Alle Elemente, die ich eben erwähnt habe, zeigen sehr deutlich, dass der Architekt sehr früh mit dem Künstler in Kontakt treten sollte. Während des Projekts sollte der Künstler intervenieren können, auf dem Plan und im Modell. Noch vor der Erstellung des Kostenvoranschlags sollten die verschiedenen Elemente aufgestellt und berechnet sein. Wenn die Zusammenarbeit erst auf der Baustelle beginnt, sind zahlreiche, virtuell existierende Möglichkeiten bereits aus technischen, baulichen oder finanziellen Gründen verpasst.
Eine solche Studie offenbart auch den hohen Stellenwert des künstlerischen Beraters. Dieser soll fähig sein, die Welt und die Sprache des Künstlers zu verstehen, ebenso die Welt des Architekten und des Auftraggebers. Er soll das Projekt koordinieren und helfen, Probleme zu lösen, die sich zwischen den Beteiligten kontinuierlich stellen. Er soll derjenige sein, der es versteht, die Projekte den Behörden zu vermitteln und der das Projekt klar in Worten und Zahlen ausdrücken kann. Seine Funktion ist die eines Fachingenieurs, vergleichbar im Prinzip mit einem Heizungsingenieur.

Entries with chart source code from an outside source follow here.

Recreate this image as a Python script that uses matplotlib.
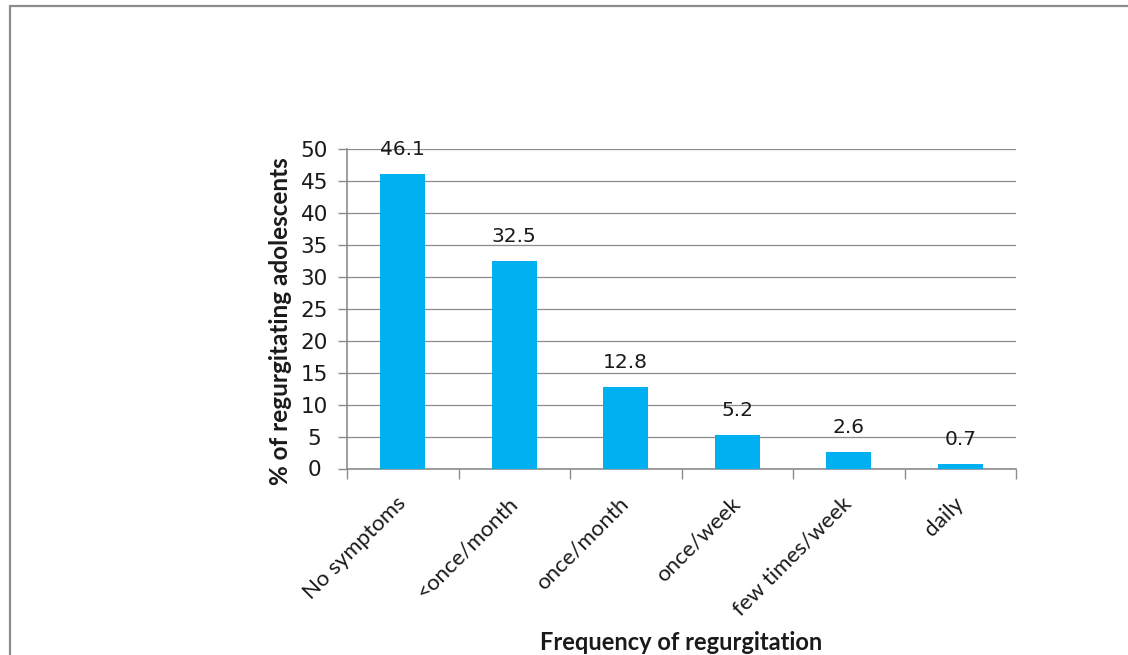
import matplotlib
matplotlib.use("Agg")
import matplotlib.pyplot as plt
from matplotlib.patches import Rectangle
from matplotlib.ticker import FixedLocator
import numpy as np

# Share of regurgitating adolescents by how often symptoms occur
categories = ["No symptoms", "<once/month", "once/month", "once/week",
              "few times/week", "daily"]
values = [46.1, 32.5, 12.8, 5.2, 2.6, 0.7]
y_ticks = [0, 5, 10, 15, 20, 25, 30, 35, 40, 45, 50]
x_title = "Frequency of regurgitation"
y_title = "% of regurgitating adolescents"

BAR = "#00B0F0"
GRID = "#8c8c8c"
TEXT = "#1a1a1a"

W, H = 1128, 655
fig = plt.figure(figsize=(W / 100, H / 100), dpi=100)
fig.patch.set_facecolor("white")

# outer chart frame (runs off the right and bottom edges)
fig.add_artist(Rectangle((9.5 / W, -0.1), 1.2, 1 - 6 / H + 0.1,
                         transform=fig.transFigure, fill=False,
                         ec=GRID, lw=1.6))

left, right = 347 / W, 1016 / W
top, bottom = 1 - 149 / H, 1 - 468.5 / H
ax = fig.add_axes([left, bottom, right - left, top - bottom])

x = np.arange(len(categories))
ax.bar(x, values, width=0.4, color=BAR, zorder=3)

ax.set_xlim(-0.5, len(categories) - 0.5)
ax.set_ylim(y_ticks[0], y_ticks[-1])

ax.yaxis.set_major_locator(FixedLocator(y_ticks))
ax.grid(axis="y", color=GRID, lw=0.9, zorder=1)
ax.set_axisbelow(True)

for side in ("top", "right"):
    ax.spines[side].set_visible(False)
for side in ("left", "bottom"):
    ax.spines[side].set_color(GRID)
    ax.spines[side].set_linewidth(1.2)

# y tick labels centred in their column
ax.tick_params(axis="y", direction="out", length=6.5, width=1.0, color=GRID,
               pad=17, labelsize=15.5, labelcolor=TEXT)
ax.set_yticks(y_ticks)
ax.set_yticklabels([str(t) for t in y_ticks], family="DejaVu Sans")
for lab in ax.get_yticklabels():
    lab.set_horizontalalignment("center")

# category labels at bar centres, tick marks at category boundaries
ax.set_xticks(x)
ax.set_xticks(np.arange(-0.5, len(categories), 1.0), minor=True)
ax.tick_params(axis="x", which="major", length=0, pad=23)
ax.tick_params(axis="x", which="minor", direction="out", length=7.5,
               width=1.0, color=GRID)
ax.set_xticklabels(categories, rotation=45, ha="right", va="center",
                   rotation_mode="anchor", family="Lato", fontsize=16,
                   color=TEXT)

# value labels above bars
for xi, v in zip(x, values):
    ax.annotate(f"{v:.1f}", (xi, v), xytext=(0, 13.7),
                textcoords="offset points", ha="center", va="baseline",
                fontsize=14.5, family="DejaVu Sans", color=TEXT, zorder=4)

fig.text((left + right) / 2, 1 - 642 / H, x_title, ha="center",
         va="center", family="Lato", fontweight="bold", fontsize=17,
         color=TEXT)
fig.text(280 / W, 1 - 321 / H, y_title, ha="center", va="center",
         rotation=90, family="Lato", fontweight="bold", fontsize=17.5,
         color=TEXT)

fig.savefig("out.png", dpi=100, facecolor="white")
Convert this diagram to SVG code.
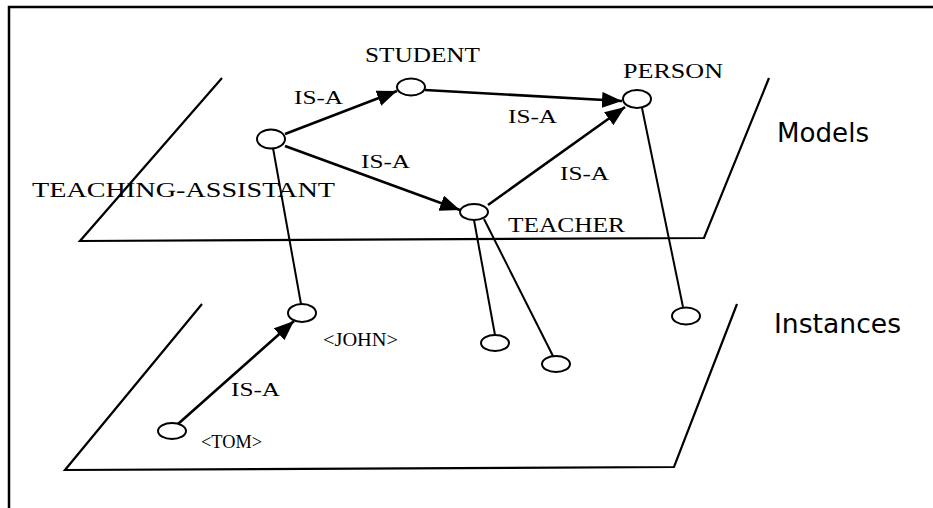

Der Künstler wird sich mit dem Enthusiasmus eines Baumeisters (Demiurgen) in die neue Arbeit stürzen! Eine echte Herausforderung wird es sein, sich dem Architekten verständlich zu machen, da der Künstler es gewohnt ist, nur in seinem Atelier und allein zu arbeiten und dabei Werke zu produzieren, die er nur fertiggestellt preisgibt…Der Künstler wird eine neue Welt zwischen Konferenz und Kommission erleben, dabei im Stillen die abstrusesten Kritiken erdulden und sich mit technischen oder finanziellen, politischen oder menschlichen Problemen auseinandersetzen müssen. Nicht selten wird er gezwungen werden, ein Vorhaben, das sich bei Untersuchung als undurchführbar entpuppt, von vorn zu beginnen und Werke zu zeichnen, die von Handwerkern auf der Basis einer Pauschale ausgeführt werden… Und er braucht Geduld, sowohl in der Erarbeitung wie bei der Durchführung eines Projektes, da sich beides über mehrere Jahre erstrecken kann! Wird er während dieser Zeit nicht seinen Interessensschwerpunkt verlagern oder den Stil ändern? Wird er immer noch Lust haben, das, was er vor zwei Jahren konzipiert hat, umzusetzen? Zweifellos wird er sich darüber freuen, sich erneut direkt mit der Realität der gebauten Umwelt konfrontiert zu fühlen und im Schaltkreis menschlicher Beziehungen zu bewegen … Und ist es nicht positiv, dass die Öffentlichkeit in eine konkrete Aufgabe endlich alle diejenigen miteinbezieht, die sie so oft als unbedeutende Wesen, am Rand – um nicht zu sagen als überflüssig – betrachtet hat?
Welche Überraschung für den Auftraggeber, den Architekten und die Bewohner, während der Umsetzung zu entdecken, wieviel von den vorgesehenen Proportionen durch den Künstler auf der Grundlage von rudimentären Skizzen oder Modellen sich als richtig entpuppen und wieviel Potential die neugebaute Umgebung an Leben und Harmonie offenbart! Und das Erstaunen aller, festzustellen, welch unglaublicher Reichtum an Elementen durch den Künstler und den Architekten mit diesen mehr als bescheidenen Mitteln umgesetzt werden konnte... Dies ist nur möglich, wenn die im eigentlichen Bau inbegriffenen Elemente oder die Aussengestaltungen durch den Künstler durchgeführt werden, dessen Honorar als einziges dem Kredit für Kunstwerke untersteht.
Sehen wir in naher Zukunft, endlich den alten Traum von der «Integration der Künste» verwirklicht? Ich wünsche es mir, bleibe aber überzeugt, dass dafür das Volk seine Stimme erheben muss, um für sich endlich eine gebaute Umgebung zu fordern, die eines menschlichen und harmonischen Lebens würdig ist.